Miss Bermuda began competing in the Miss World Pageant in 1971 and in 1979 Gina Swainson was the first Miss Bermuda to become Miss World.

==Titleholders==

| Year | Miss Bermuda |
|---|---|
| 1965 | Elaine Simons† |
| 1966 | Marie Trott |
| 1967 | Cheryl Michele Smith |
| 1968 | Victoria Martin |
| 1969 | Maxine Bean |
| 1970 | Margaret Hill |
| 1971 | Rana Furbert |
| 1973 | Judy Joy |
| 1972 | Helen Brown |
| 1974 | Joyce Ann De Rosa |
| 1975 | Donna Wright |
| 1976 | Vivienne Anne Hollis |
| 1977 | Connie Marie Frith |
| 1978 | Madeline Joell |
| 1979 | Gina Swainson |
| 1980 | Jill Murphy |
| 1981 | Cymone Florie |
| 1982 | Heather Ross |
| 1983 | Angelita Emily Diaz |
| 1984 | Rhonda Wilkinson |
| 1985 | Jannell Ford |
| 1986 | Samantha Jayne Morton |
| 1987 | Shelley Bascombe |
| 1988 | Kim Lightbourne |
| 1989 | Cornelia Furbert |
| 1990 | Janet Tucker |
| 1991 | Andrea Sullivan |
| 1992 | Colita Joseph |
| 1993 | Kellie Hall |
| 1995 | Renita Minors |
| 1997 | Naomi Darrell |
| 1998 | Joanne Darrell |
| 2011 | Jana Lynn Outerbridge |
| 2012 | Rochelle Minors |
| 2013 | Katherine Arnfield |
| 2014 | Lillian Lightbourn |
| 2015 | Alyssa Rose |

==Notes==
- 1979: Gina Swainson who was crowned as Miss Bermuda 1979 is the most successful Bermudan Beauty queen at International pageantry.

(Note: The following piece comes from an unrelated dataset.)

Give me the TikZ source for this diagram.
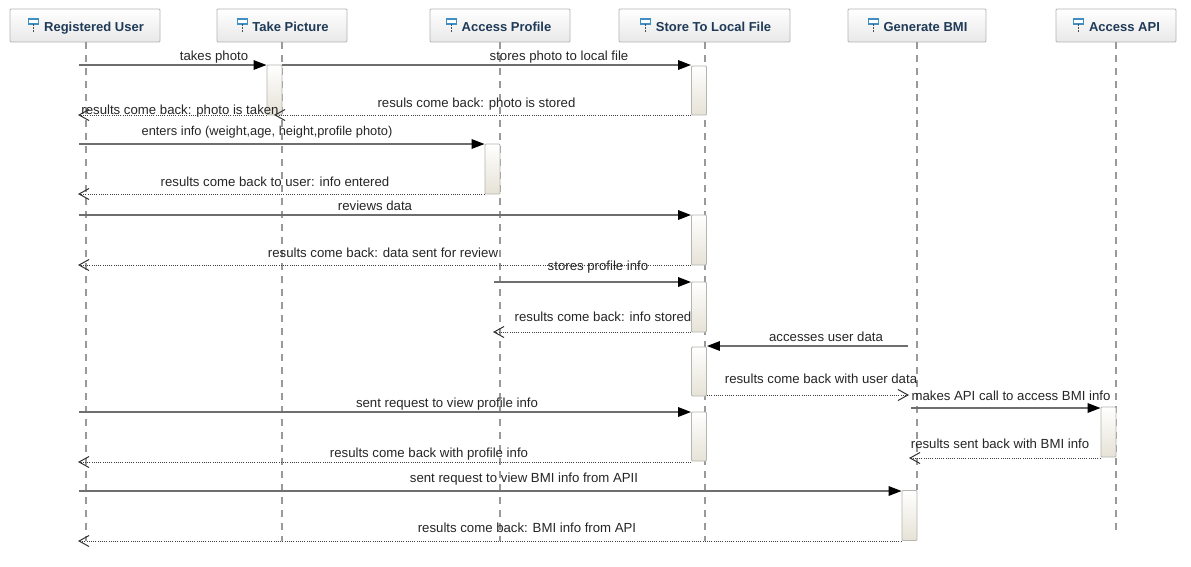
\documentclass[tikz,border=0pt]{standalone}
\usepackage{fontspec}
\setmainfont{Liberation Sans}
\usetikzlibrary{arrows.meta}
\definecolor{hdrtxt}{HTML}{1F3A57}
\definecolor{linegray}{HTML}{6E6E6E}
\definecolor{lifegray}{HTML}{999999}
\definecolor{boxedge}{HTML}{B5B5B0}
\definecolor{iconblue}{HTML}{3F8FC4}
\definecolor{actbottom}{HTML}{E6E2D6}
\tikzset{
  x=1pt,y=-1pt,
  hdr/.style={draw=boxedge,line width=0.9pt,rounded corners=1pt,top color=white,bottom color=black!9,minimum height=33pt,inner sep=0pt},
  hdrtitle/.style={font=\fontsize{13}{16}\selectfont\bfseries,text=hdrtxt,inner sep=0pt,anchor=base},
  lifeline/.style={draw=lifegray,line width=2pt,dash pattern=on 7pt off 6pt},
  act/.style={draw=boxedge,line width=0.9pt,rounded corners=1pt,top color=white,bottom color=actbottom,minimum width=15pt,inner sep=0pt},
  call/.style={draw=linegray,line width=1.7pt,-{Triangle[black,length=13pt,width=9.5pt]}},
  ret/.style={draw=black!75,line width=0.9pt,dash pattern=on 1pt off 1.2pt,-{Straight Barb[black!80,length=10pt,width=11pt,line width=1pt]}},
  msg/.style={font=\fontsize{13.2}{15}\selectfont,text=black!85,inner sep=0pt,anchor=base},
  lifeicon/.pic={
    \draw[iconblue,line width=1.1pt,fill=white] (-15,-7) rectangle (-5,-2);
    \draw[black!70,line width=0.9pt,dash pattern=on 1.5pt off 1.5pt] (-10,-2) -- (-10,6);
  }
}
\begin{document}
\begin{tikzpicture}
\useasboundingbox (0,0) rectangle (1191,566);
\fill[white] (0,0) rectangle (1191,566);
% headers
\node[hdr,minimum width=150pt] (h1) at (85,25.5) {};
\node[hdr,minimum width=130pt] (h2) at (282,25.5) {};
\node[hdr,minimum width=140pt] (h3) at (500,25.5) {};
\node[hdr,minimum width=171pt] (h4) at (704.5,25.5) {};
\node[hdr,minimum width=138pt] (h5) at (917,25.5) {};
\node[hdr,minimum width=120pt] (h6) at (1116,25.5) {};
\node[hdrtitle] (t1) at (94,31) {Registered User};
\node[hdrtitle] (t2) at (290.5,31) {Take Picture};
\node[hdrtitle] (t3) at (506.5,31) {Access Profile};
\node[hdrtitle] (t4) at (713.5,31) {Store To Local File};
\node[hdrtitle] (t5) at (925.5,31) {Generate BMI};
\node[hdrtitle] (t6) at (1124.5,31) {Access API};
\foreach \t in {t1,t2,t3,t4,t5,t6} \pic at (\t.base west |- 0,26) {lifeicon};
% lifeline ends
\coordinate (e1) at (86,541);
\coordinate (e2) at (282,541);
\coordinate (e3) at (500,541);
\coordinate (e4) at (705,541);
\coordinate (e5) at (917,490);
\coordinate (e6) at (1116,530);
\draw[lifeline] (86,42) -- (e1);
\draw[lifeline] (282,42) -- (e2);
\draw[lifeline] (500,42) -- (e3);
\draw[lifeline] (705,42) -- (e4);
\draw[lifeline] (917,42) -- (e5);
\draw[lifeline] (1116,42) -- (e6);
% activations
\node[act,minimum height=50pt] (a1) at (274.5,90) {};
\node[act,minimum height=49pt] (a2) at (699,90.5) {};
\node[act,minimum height=50pt] (a3) at (492.5,169) {};
\node[act,minimum height=50pt] (a4) at (699,240) {};
\node[act,minimum height=50pt] (a5) at (699,307) {};
\node[act,minimum height=49pt] (a6) at (699,371.5) {};
\node[act,minimum height=49pt] (a7) at (699,436.5) {};
\node[act,minimum height=50pt] (a8) at (1108.5,432) {};
\node[act,minimum height=50pt] (a9) at (909.5,515.5) {};
% free ends
\coordinate (u1) at (79,65);
\coordinate (u2) at (78,115);
\coordinate (r2) at (274,115);
\coordinate (u3) at (79,144);
\coordinate (u4) at (78,194);
\coordinate (u5) at (79,215);
\coordinate (u6) at (78,265);
\coordinate (p1) at (494,282);
\coordinate (p2) at (493,332);
\coordinate (g1) at (908,346);
\coordinate (g2) at (909,395);
\coordinate (g3) at (911,408);
\coordinate (g4) at (909,458);
\coordinate (u7) at (79,412);
\coordinate (u8) at (78,462);
\coordinate (u9) at (79,491);
\coordinate (u10) at (78,541);
% messages
\draw[call] (u1) -- (u1 -| a1.west);
\draw[call] (u1 -| a1.east) -- (u1 -| a2.west);
\draw[ret] (a2.west |- r2) -- (r2);
\draw[ret] (a1.west |- u2) -- (u2);
\draw[call] (u3) -- (u3 -| a3.west);
\draw[ret] (a3.west |- u4) -- (u4);
\draw[call] (u5) -- (u5 -| a4.west);
\draw[ret] (a4.west |- u6) -- (u6);
\draw[call] (p1) -- (p1 -| a5.west);
\draw[ret] (a5.west |- p2) -- (p2);
\draw[call] (g1) -- (g1 -| a6.east);
\draw[ret] (a6.east |- g2) -- (g2);
\draw[call] (g3) -- (g3 -| a8.west);
\draw[call] (u7) -- (u7 -| a7.west);
\draw[ret] (a8.west |- g4) -- (g4);
\draw[ret] (a7.west |- u8) -- (u8);
\draw[call] (u9) -- (u9 -| a9.west);
\draw[ret] (a9.west |- u10) -- (u10);
% labels
\node[msg] (m1) at (214,60) {takes photo};
\node[msg] (m2) at (559,60) {stores photo to local file};
\node[msg] (m3) at (476.5,107) {resuls come back: photo is stored};
\node[msg] (m4) at (180,114) {results come back: photo is taken};
\node[msg,font=\fontsize{12.85}{15}\selectfont] (m5) at (267,135) {enters info (weight,age, height,profile photo)};
\node[msg] (m6) at (275,186) {results come back to user: info entered};
\node[msg] (m7) at (375,210) {reviews data};
\node[msg] (m8) at (383,257) {results come back: data sent for review};
\node[msg] (m9) at (598,270) {stores profile info};
\node[msg] (m10) at (603,321) {results come back: info stored};
\node[msg] (m11) at (826,341) {accesses user data};
\node[msg] (m12) at (821,383) {results come back with user data};
\node[msg] (m13) at (1011,400) {makes API call to access BMI info};
\node[msg] (m14) at (447,407) {sent request to view profile info};
\node[msg] (m15) at (1000,448) {results sent back with BMI info};
\node[msg] (m16) at (429,457) {results come back with profile info};
\node[msg] (m17) at (524,482) {sent request to view BMI info from APII};
\node[msg] (m18) at (527,532) {results come back: BMI info from API};
\end{tikzpicture}
\end{document}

She was crowned as the 1st Runner-up at Miss Universe 1979 in Australia when Maritza Sayalero of Venezuela won the title. After competing at the pageant, Gina continued to join Miss World 1979 in the Great Britain and won the title. In that year, Bermuda made a history for being successful country in two most prestigious pageant in the world.
- Elaine Simons, the first holder of the Miss Bermuda title, died on December 25, 2014, in Cincinnati, Ohio. She was 67.